### EXERCISE DIRECTIONS
Take every line from the listing below that includes "this" and copy it.

### EXTRACTED DATA
• • • • • • •

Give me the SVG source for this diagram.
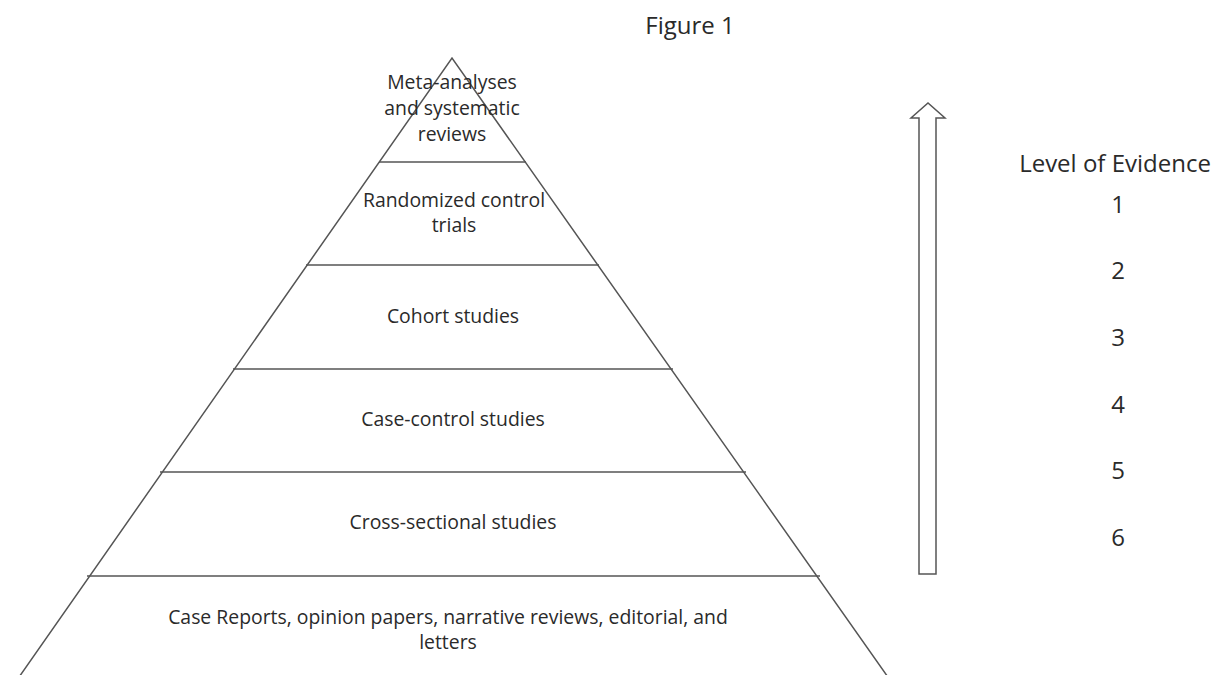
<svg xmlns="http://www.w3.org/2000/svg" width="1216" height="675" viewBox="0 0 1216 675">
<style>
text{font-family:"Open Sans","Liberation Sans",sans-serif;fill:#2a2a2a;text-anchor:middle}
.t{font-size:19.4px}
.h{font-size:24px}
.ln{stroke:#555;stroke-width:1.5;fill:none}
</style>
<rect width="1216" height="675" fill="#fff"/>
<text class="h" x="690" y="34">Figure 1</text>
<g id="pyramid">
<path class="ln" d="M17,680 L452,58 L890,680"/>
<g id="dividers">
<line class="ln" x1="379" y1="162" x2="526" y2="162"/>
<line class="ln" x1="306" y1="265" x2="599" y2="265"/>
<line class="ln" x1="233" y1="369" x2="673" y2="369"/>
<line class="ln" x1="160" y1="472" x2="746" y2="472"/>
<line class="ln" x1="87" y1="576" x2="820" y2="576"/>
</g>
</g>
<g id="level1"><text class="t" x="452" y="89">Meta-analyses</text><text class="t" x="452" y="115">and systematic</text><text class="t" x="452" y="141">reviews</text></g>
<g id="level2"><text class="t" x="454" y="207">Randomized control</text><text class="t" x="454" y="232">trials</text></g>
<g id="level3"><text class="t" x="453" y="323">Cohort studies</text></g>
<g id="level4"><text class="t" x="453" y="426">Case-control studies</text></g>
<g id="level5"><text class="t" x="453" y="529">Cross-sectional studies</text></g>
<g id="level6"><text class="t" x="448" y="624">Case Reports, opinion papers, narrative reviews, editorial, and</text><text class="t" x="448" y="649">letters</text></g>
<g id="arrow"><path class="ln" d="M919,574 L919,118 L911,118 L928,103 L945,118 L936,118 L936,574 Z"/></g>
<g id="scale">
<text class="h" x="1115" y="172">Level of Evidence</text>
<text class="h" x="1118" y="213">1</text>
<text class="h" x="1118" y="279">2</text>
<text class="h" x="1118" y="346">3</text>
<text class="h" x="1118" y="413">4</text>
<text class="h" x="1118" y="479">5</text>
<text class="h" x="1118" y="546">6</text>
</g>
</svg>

• • • • • • •

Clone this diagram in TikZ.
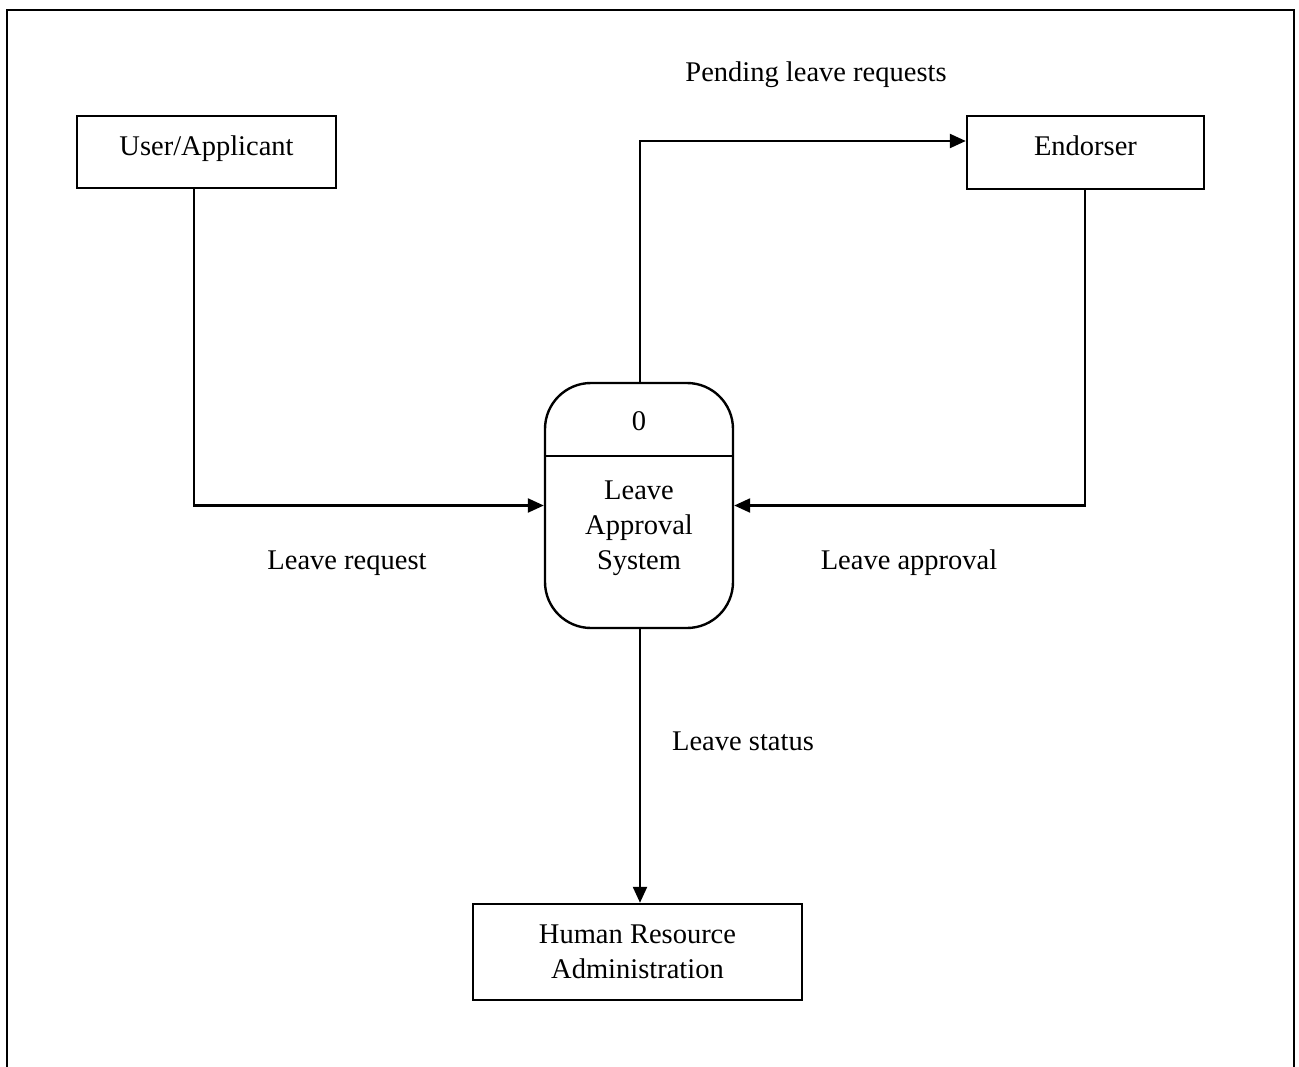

• • • • • • •

### OUTPUT OF THE TASK
Give me the SVG source for this diagram.
Clone this diagram in TikZ.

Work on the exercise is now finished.